Use gifts to propel sales, not fame

There is no free lunch. FILE PHOTO | NMG

What you need to know:

  • Whatever gifts you get, use them as an investment to propel your sales as opposed to your popularity.

There is no such thing as a free lunch. Clients and employers will sometimes give you branded T-shirts, caps, pens, flash disks, coffee flasks, or even a bottle of wine. Whatever gifts you get, use them as an investment to propel your sales as opposed to your popularity. When most salespeople receive such gifts they already have a waiting list of friends and family to give them to. The client doesn’t mind that -- in fact, he is counting on it.

For instance, when calendars were still in vogue, the more desks and walls that had them, the more the client knew his investment in free advertising had paid off. Yes, it’s not a gift he is giving you. There is a reason why it’s branded-it’s advertising material he is distributing through you. What to do? Learn from this revelation. There is no free lunch. The ‘gifts’ are an investment the client expects will pay off through you; so use the gifts as an investment that will pay for you. And payment here does not refer to the accolades you get from family and friends, some who get offended when they do not receive it. Payment here refers to extending the gifts to areas that will accelerate your sales.

For instance, extending those gifts to back-office staff is one such way. These are the unsung heroes of every sale. They are the ones that will spend months slogging away installing the bank-wide software you sold. Back office staff, are the ones that will hold off the printing press past the deadline just so that your tardy client’s advert appears on the day promised. Gift them the cap saying, “Thank you for the support. The client was so happy they gave me this gift. We both know you deserve it more, so here. Thank you.” Process-oriented back-office staff vilify results-oriented sales staff and the feeling is mutual. Animosity with stakeholders to a sale is not a relationship the progressive seller encourages.

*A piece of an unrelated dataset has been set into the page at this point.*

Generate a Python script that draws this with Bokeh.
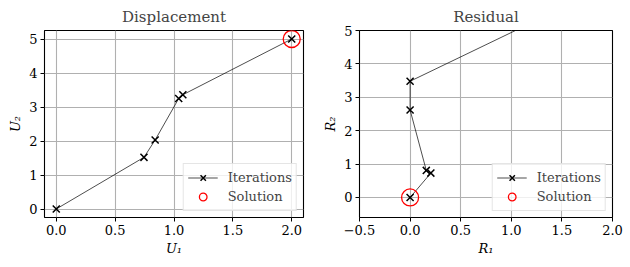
from bokeh.plotting import figure
from bokeh.layouts import row
from bokeh.models import FixedTicker, Range1d
from bokeh.embed import file_html
from bokeh.resources import INLINE

# Data
u1 = [0.0, 0.745, 0.84, 1.04, 1.075, 2.0]
u2 = [0.0, 1.52, 2.03, 3.25, 3.36, 5.0]
u_sol = ([2.0], [5.0])
r1 = [2.0, 0.0, 0.0, 0.16, 0.205, 0.0]
r2 = [6.4, 3.48, 2.62, 0.81, 0.73, 0.0]
r_sol = ([0.0], [0.0])

disp_xticks = [0.0, 0.5, 1.0, 1.5, 2.0]
disp_xlabels = ["0.0", "0.5", "1.0", "1.5", "2.0"]
disp_yticks = [0, 1, 2, 3, 4, 5]
res_xticks = [-0.5, 0.0, 0.5, 1.0, 1.5, 2.0]
res_xlabels = ["\u22120.5", "0.0", "0.5", "1.0", "1.5", "2.0"]
res_yticks = [0, 1, 2, 3, 4, 5]

FONT = "'DejaVu Serif', serif"


def style(p, xticks, xlabels, yticks, xlabel, ylabel):
    p.title.align = "center"
    p.title.text_font = FONT
    p.title.text_font_style = "normal"
    p.title.text_font_size = "15px"
    p.title.offset = 0
    p.outline_line_color = "black"
    p.outline_line_width = 1.1
    p.background_fill_color = "white"
    p.border_fill_color = "white"
    p.xaxis.ticker = FixedTicker(ticks=xticks)
    p.yaxis.ticker = FixedTicker(ticks=yticks)
    p.xaxis.major_label_overrides = {t: l for t, l in zip(xticks, xlabels)}
    p.yaxis.major_label_overrides = {t: str(t) for t in yticks}
    for ax in (p.xaxis, p.yaxis):
        ax.axis_line_color = None
        ax.major_tick_in = 0
        ax.major_tick_out = 4
        ax.major_tick_line_color = "black"
        ax.minor_tick_line_color = None
        ax.major_label_text_font = FONT
        ax.major_label_text_font_size = "13px"
        ax.major_label_text_color = "black"
        ax.axis_label_text_font = FONT
        ax.axis_label_text_font_size = "13px"
        ax.axis_label_text_font_style = "italic"
        ax.axis_label_text_color = "black"
        ax.major_label_standoff = 3
        ax.axis_label_standoff = 3
    p.xaxis.axis_label = xlabel
    p.yaxis.axis_label = ylabel
    p.grid.grid_line_color = "#b0b0b0"
    p.grid.grid_line_width = 1.1


def series(p, x, y, sx, sy):
    p.line(x, y, line_color="black", line_width=0.7, legend_label="Iterations")
    p.scatter(x, y, marker="x", size=10, line_color="black", line_width=1.5,
              legend_label="Iterations")
    p.scatter(sx, sy, marker="circle", size=17, fill_color=None,
              line_color="red", line_width=1.3, legend_label="Solution")
    lg = p.legend[0]
    lg.location = "bottom_right"
    lg.label_text_font = FONT
    lg.label_text_font_size = "13px"
    lg.border_line_color = "#cccccc"
    lg.background_fill_alpha = 0.8
    lg.glyph_width = 30
    lg.glyph_height = 19
    lg.spacing = 0
    lg.padding = 4
    lg.margin = 6
    lg.label_standoff = 10


p1 = figure(width=320, height=267, title="Displacement",
            x_range=Range1d(-0.1, 2.1), y_range=Range1d(-0.25, 5.25),
            output_backend="svg", toolbar_location=None,
            min_border_left=44, min_border_right=17,
            min_border_top=29, min_border_bottom=50)
series(p1, u1, u2, *u_sol)
style(p1, disp_xticks, disp_xlabels, disp_yticks, "U\u2081", "U\u2082")

p2 = figure(width=310, height=267, title="Residual",
            x_range=Range1d(-0.5, 2.0), y_range=Range1d(-0.6, 5.0),
            output_backend="svg", toolbar_location=None,
            min_border_left=33, min_border_right=18,
            min_border_top=29, min_border_bottom=50)
series(p2, r1, r2, *r_sol)
style(p2, res_xticks, res_xlabels, res_yticks, "R\u2081", "R\u2082")

layout = row(p1, p2)
open("out.html", "w").write(file_html(layout, INLINE))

Investing in back-office staff in this way assuages the vilification and gets the seller favours in the year.

Another ingenious way was recently shared with me by a former highflying medical representative now businessman — he used to share his gifts with medical representatives from competing companies.

The pen they use for detailing (making a presentation to a doctor) would be branded his medicine, say, Xenolyn, so too the deodorant in the medical representative’s car. He would seek to give a suitable gift for every point of contact the competing medical rep would make with the doctor. The result? Brand reinforcement. He knew the doctor was aware of Xenolyn but just not bought into it.

However, seeing it repeatedly with other reps kept Xenolyn securely positioned in the doctor’s mind and just a call away from prescribing it.

What about you? With the gifts you get, are you boosting your sales or your popularity?